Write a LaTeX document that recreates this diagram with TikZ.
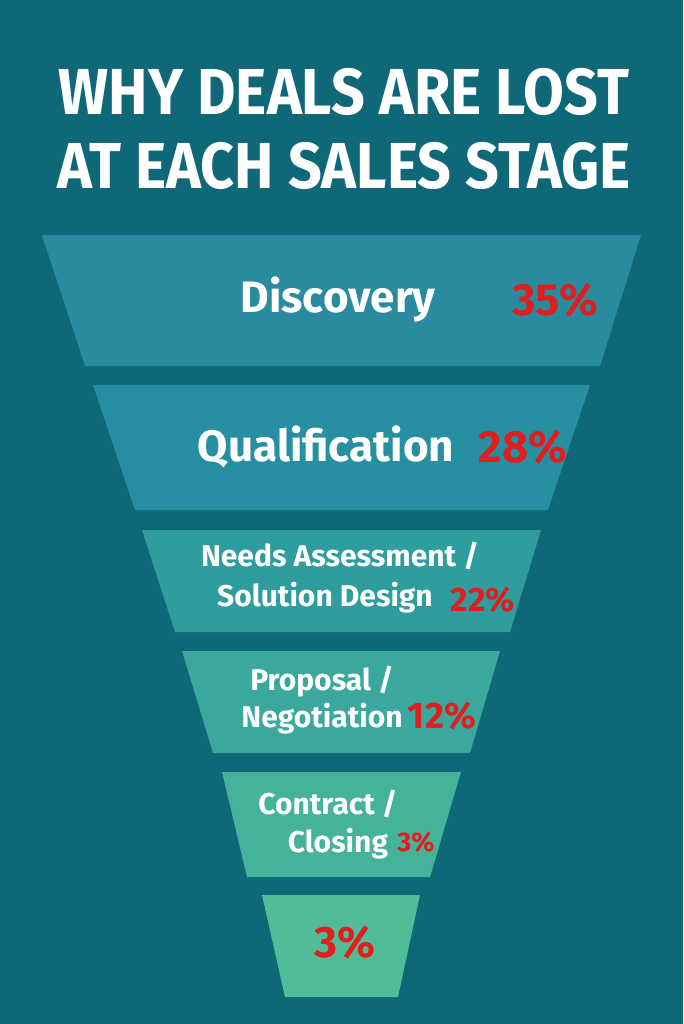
\documentclass[tikz,border=0pt]{standalone}
\usepackage{fontspec}
\setmainfont{Fira Sans}
\definecolor{bg}{HTML}{0E6878}
\definecolor{rd}{HTML}{E01E1E}
\definecolor{cA}{HTML}{2A8A9E}
\definecolor{cB}{HTML}{2690A2}
\definecolor{cC}{HTML}{2F9C9E}
\definecolor{cD}{HTML}{3AA89C}
\definecolor{cE}{HTML}{45B29A}
\definecolor{cF}{HTML}{52BC98}
\tikzset{lbl/.style={text=white,font=\fontsize{44}{48}\selectfont\bfseries,inner sep=0},
lbs/.style={text=white,font=\fontsize{30}{34}\selectfont\bfseries,inner sep=0},
pct/.style={text=rd,inner sep=0}}
\begin{document}
\begin{tikzpicture}[x=1pt,y=-1pt]
\fill[bg] (0,0) rectangle (683,1024);
\useasboundingbox (0,0) rectangle (683,1024);
\node[text=white,font=\fontsize{65}{65}\selectfont\bfseries,inner sep=0,xscale=0.91] (t1) at (344,92) {WHY DEALS ARE LOST};
\node[text=white,font=\fontsize{65}{65}\selectfont\bfseries,inner sep=0,xscale=0.91] (t2) at (344,166) {AT EACH SALES STAGE};
\fill[cA] (42,235)--(641,235)--(600,366)--(85,366)--cycle;
\fill[cB] (93,385)--(590,385)--(548,510)--(135,510)--cycle;
\fill[cC] (142,530)--(541,530)--(510,632)--(175,632)--cycle;
\fill[cD] (182,651)--(500,651)--(470,753)--(213,753)--cycle;
\fill[cE] (222,772)--(461,772)--(430,877)--(247,877)--cycle;
\fill[cF] (262,895)--(420,895)--(398,997)--(285,997)--cycle;
\node[lbl] (d) at (338,300) {Discovery};
\node[pct,font=\fontsize{45}{45}\selectfont\bfseries] (dp) at (555,300) {35\%};
\node[lbl] (q) at (326,447) {Qualification};
\node[pct,font=\fontsize{45}{45}\selectfont\bfseries] (qp) at (523,447) {28\%};
\node[lbs] (n1) at (340,556) {Needs Assessment /};
\node[lbs] (n2) at (325,598) {Solution Design};
\node[pct,font=\fontsize{34}{34}\selectfont\bfseries] (np) at (483,600) {22\%};
\node[lbs] (p1) at (322,682) {Proposal /};
\node[lbs] (p2) at (322,719) {Negotiation};
\node[pct,font=\fontsize{37}{37}\selectfont\bfseries] (pp) at (442,716) {12\%};
\node[lbs] (c1) at (328,804) {Contract /};
\node[lbs] (c2) at (338,844) {Closing};
\node[pct,font=\fontsize{27}{27}\selectfont\bfseries] (cp) at (416,842) {3\%};
\node[pct,font=\fontsize{44}{44}\selectfont\bfseries] (lp) at (345,943) {3\%};
\end{tikzpicture}
\end{document}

====

REQUIRED TASK: Pictures are to be left out; repeat all the remaining data exactly.

WRITTEN REPLY:
Write a LaTeX document that recreates this diagram with TikZ.
\documentclass[tikz,border=0pt]{standalone}
\usepackage{fontspec}
\setmainfont{Fira Sans}
\definecolor{bg}{HTML}{0E6878}
\definecolor{rd}{HTML}{E01E1E}
\definecolor{cA}{HTML}{2A8A9E}
\definecolor{cB}{HTML}{2690A2}
\definecolor{cC}{HTML}{2F9C9E}
\definecolor{cD}{HTML}{3AA89C}
\definecolor{cE}{HTML}{45B29A}
\definecolor{cF}{HTML}{52BC98}
\tikzset{lbl/.style={text=white,font=\fontsize{44}{48}\selectfont\bfseries,inner sep=0},
lbs/.style={text=white,font=\fontsize{30}{34}\selectfont\bfseries,inner sep=0},
pct/.style={text=rd,inner sep=0}}
\begin{document}
\begin{tikzpicture}[x=1pt,y=-1pt]
\fill[bg] (0,0) rectangle (683,1024);
\useasboundingbox (0,0) rectangle (683,1024);
\node[text=white,font=\fontsize{65}{65}\selectfont\bfseries,inner sep=0,xscale=0.91] (t1) at (344,92) {WHY DEALS ARE LOST};
\node[text=white,font=\fontsize{65}{65}\selectfont\bfseries,inner sep=0,xscale=0.91] (t2) at (344,166) {AT EACH SALES STAGE};
\fill[cA] (42,235)--(641,235)--(600,366)--(85,366)--cycle;
\fill[cB] (93,385)--(590,385)--(548,510)--(135,510)--cycle;
\fill[cC] (142,530)--(541,530)--(510,632)--(175,632)--cycle;
\fill[cD] (182,651)--(500,651)--(470,753)--(213,753)--cycle;
\fill[cE] (222,772)--(461,772)--(430,877)--(247,877)--cycle;
\fill[cF] (262,895)--(420,895)--(398,997)--(285,997)--cycle;
\node[lbl] (d) at (338,300) {Discovery};
\node[pct,font=\fontsize{45}{45}\selectfont\bfseries] (dp) at (555,300) {35\%};
\node[lbl] (q) at (326,447) {Qualification};
\node[pct,font=\fontsize{45}{45}\selectfont\bfseries] (qp) at (523,447) {28\%};
\node[lbs] (n1) at (340,556) {Needs Assessment /};
\node[lbs] (n2) at (325,598) {Solution Design};
\node[pct,font=\fontsize{34}{34}\selectfont\bfseries] (np) at (483,600) {22\%};
\node[lbs] (p1) at (322,682) {Proposal /};
\node[lbs] (p2) at (322,719) {Negotiation};
\node[pct,font=\fontsize{37}{37}\selectfont\bfseries] (pp) at (442,716) {12\%};
\node[lbs] (c1) at (328,804) {Contract /};
\node[lbs] (c2) at (338,844) {Closing};
\node[pct,font=\fontsize{27}{27}\selectfont\bfseries] (cp) at (416,842) {3\%};
\node[pct,font=\fontsize{44}{44}\selectfont\bfseries] (lp) at (345,943) {3\%};
\end{tikzpicture}
\end{document}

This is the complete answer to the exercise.